Yahav traveled to Germany for the first time in 2007, where he was given a warm welcome, and has been back many times since then. On one occasion, he visited Cologne, the city where his family was from.

“The mayor of Cologne organized a tour and showed me documents detailing my family’s history,” he said.

“They even showed me documents detailing the Gestapo’s interrogation of my uncle, who either died during his ordeal or committed suicide shortly afterward. Nobody knows for sure.”

In the wake of his visits, Haifa has stepped up its cooperation with several German cities. Yahav said his municipality has helped Erfurt restore Jewish sites that had fallen into disrepair. Meanwhile, he said Bremen helped raise money to renovate Haifa’s German Colony. The historic neighborhood built by the Templers, a German Christian movement that settled throughout Palestine in the 19th century, is now one of the city’s top tourist attractions.

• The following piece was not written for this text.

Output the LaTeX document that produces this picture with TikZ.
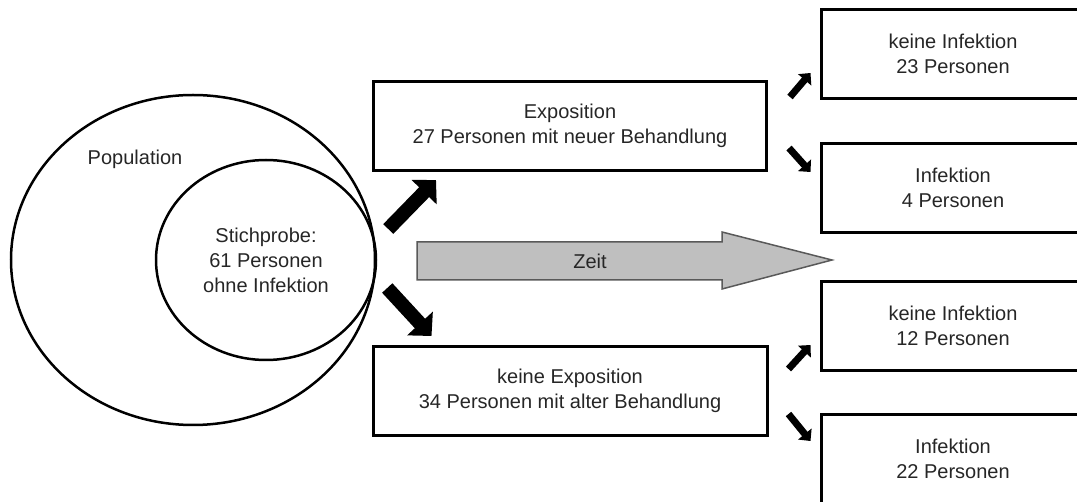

Yahav has not forgotten the persecution that caused Jews like his parents to emigrate, but he seems to have turned over a new leaf.

Asked what his mother and father would think of the medal he will receive, he said that he believes they would feel pride.

“My parents remembered Germany as a hate-filled place of persecution,” he said.

“But I think this tremendous gesture has helped me get some closure with that previous generation. I feel deeply honored by the Germans and am certain my parents would feel the same.”